## GIVEN INSTRUCTION
Exclude the pictures and return every line exactly as written.

## SUPPLIED MATERIAL
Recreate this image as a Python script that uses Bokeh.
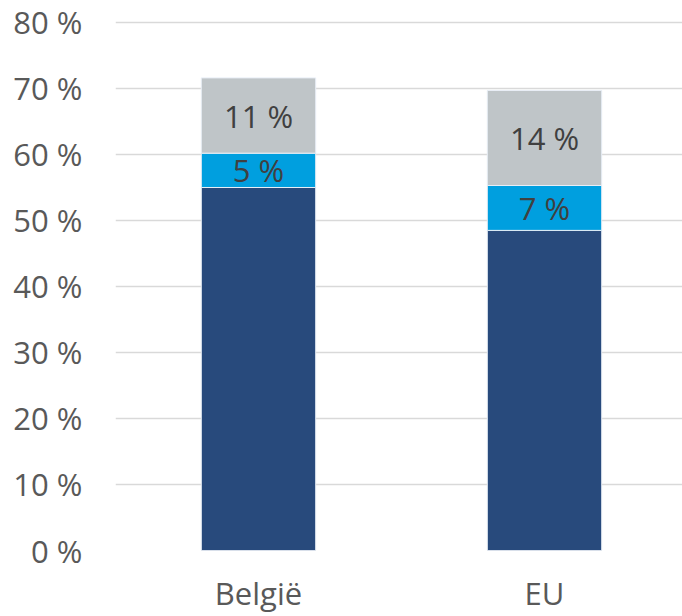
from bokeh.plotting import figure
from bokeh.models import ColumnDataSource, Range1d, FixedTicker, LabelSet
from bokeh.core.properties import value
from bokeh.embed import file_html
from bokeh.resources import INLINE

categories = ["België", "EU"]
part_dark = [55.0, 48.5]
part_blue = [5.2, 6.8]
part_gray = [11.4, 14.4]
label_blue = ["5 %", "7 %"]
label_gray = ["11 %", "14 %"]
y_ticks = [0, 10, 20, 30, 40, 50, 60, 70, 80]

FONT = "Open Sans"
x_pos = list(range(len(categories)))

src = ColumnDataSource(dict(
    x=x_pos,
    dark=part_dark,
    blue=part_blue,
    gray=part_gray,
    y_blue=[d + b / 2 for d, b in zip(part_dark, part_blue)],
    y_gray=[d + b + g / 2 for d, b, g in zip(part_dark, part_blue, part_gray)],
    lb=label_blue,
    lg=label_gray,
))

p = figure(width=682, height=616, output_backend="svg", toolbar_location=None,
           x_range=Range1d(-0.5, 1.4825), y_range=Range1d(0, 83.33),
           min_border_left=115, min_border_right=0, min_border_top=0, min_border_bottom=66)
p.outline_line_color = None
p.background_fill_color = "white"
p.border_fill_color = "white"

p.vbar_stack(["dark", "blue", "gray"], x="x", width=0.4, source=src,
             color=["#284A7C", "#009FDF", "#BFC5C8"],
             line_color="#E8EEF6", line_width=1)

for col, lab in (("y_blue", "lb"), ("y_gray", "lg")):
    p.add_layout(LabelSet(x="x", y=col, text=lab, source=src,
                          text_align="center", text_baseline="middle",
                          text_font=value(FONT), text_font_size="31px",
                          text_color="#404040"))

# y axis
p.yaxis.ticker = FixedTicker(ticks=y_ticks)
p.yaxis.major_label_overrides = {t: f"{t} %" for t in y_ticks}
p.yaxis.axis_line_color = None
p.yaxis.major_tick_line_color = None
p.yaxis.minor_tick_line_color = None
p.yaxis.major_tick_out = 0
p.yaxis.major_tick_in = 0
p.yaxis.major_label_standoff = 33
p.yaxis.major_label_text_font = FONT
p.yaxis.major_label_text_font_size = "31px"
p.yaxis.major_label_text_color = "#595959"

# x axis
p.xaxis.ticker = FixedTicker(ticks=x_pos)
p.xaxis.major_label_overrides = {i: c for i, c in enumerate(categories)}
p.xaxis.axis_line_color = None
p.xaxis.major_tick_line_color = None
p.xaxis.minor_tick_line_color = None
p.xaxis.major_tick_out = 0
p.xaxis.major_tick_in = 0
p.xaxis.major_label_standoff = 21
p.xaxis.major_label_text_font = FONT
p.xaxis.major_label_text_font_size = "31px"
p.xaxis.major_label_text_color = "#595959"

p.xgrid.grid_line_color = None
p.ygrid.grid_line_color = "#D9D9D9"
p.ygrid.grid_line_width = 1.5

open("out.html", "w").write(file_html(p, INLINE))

## SOLUTION FOR THIS PROBLEM
Recreate this image as a Python script that uses Bokeh.
from bokeh.plotting import figure
from bokeh.models import ColumnDataSource, Range1d, FixedTicker, LabelSet
from bokeh.core.properties import value
from bokeh.embed import file_html
from bokeh.resources import INLINE

categories = ["België", "EU"]
part_dark = [55.0, 48.5]
part_blue = [5.2, 6.8]
part_gray = [11.4, 14.4]
label_blue = ["5 %", "7 %"]
label_gray = ["11 %", "14 %"]
y_ticks = [0, 10, 20, 30, 40, 50, 60, 70, 80]

FONT = "Open Sans"
x_pos = list(range(len(categories)))

src = ColumnDataSource(dict(
    x=x_pos,
    dark=part_dark,
    blue=part_blue,
    gray=part_gray,
    y_blue=[d + b / 2 for d, b in zip(part_dark, part_blue)],
    y_gray=[d + b + g / 2 for d, b, g in zip(part_dark, part_blue, part_gray)],
    lb=label_blue,
    lg=label_gray,
))

p = figure(width=682, height=616, output_backend="svg", toolbar_location=None,
           x_range=Range1d(-0.5, 1.4825), y_range=Range1d(0, 83.33),
           min_border_left=115, min_border_right=0, min_border_top=0, min_border_bottom=66)
p.outline_line_color = None
p.background_fill_color = "white"
p.border_fill_color = "white"

p.vbar_stack(["dark", "blue", "gray"], x="x", width=0.4, source=src,
             color=["#284A7C", "#009FDF", "#BFC5C8"],
             line_color="#E8EEF6", line_width=1)

for col, lab in (("y_blue", "lb"), ("y_gray", "lg")):
    p.add_layout(LabelSet(x="x", y=col, text=lab, source=src,
                          text_align="center", text_baseline="middle",
                          text_font=value(FONT), text_font_size="31px",
                          text_color="#404040"))

# y axis
p.yaxis.ticker = FixedTicker(ticks=y_ticks)
p.yaxis.major_label_overrides = {t: f"{t} %" for t in y_ticks}
p.yaxis.axis_line_color = None
p.yaxis.major_tick_line_color = None
p.yaxis.minor_tick_line_color = None
p.yaxis.major_tick_out = 0
p.yaxis.major_tick_in = 0
p.yaxis.major_label_standoff = 33
p.yaxis.major_label_text_font = FONT
p.yaxis.major_label_text_font_size = "31px"
p.yaxis.major_label_text_color = "#595959"

# x axis
p.xaxis.ticker = FixedTicker(ticks=x_pos)
p.xaxis.major_label_overrides = {i: c for i, c in enumerate(categories)}
p.xaxis.axis_line_color = None
p.xaxis.major_tick_line_color = None
p.xaxis.minor_tick_line_color = None
p.xaxis.major_tick_out = 0
p.xaxis.major_tick_in = 0
p.xaxis.major_label_standoff = 21
p.xaxis.major_label_text_font = FONT
p.xaxis.major_label_text_font_size = "31px"
p.xaxis.major_label_text_color = "#595959"

p.xgrid.grid_line_color = None
p.ygrid.grid_line_color = "#D9D9D9"
p.ygrid.grid_line_width = 1.5

open("out.html", "w").write(file_html(p, INLINE))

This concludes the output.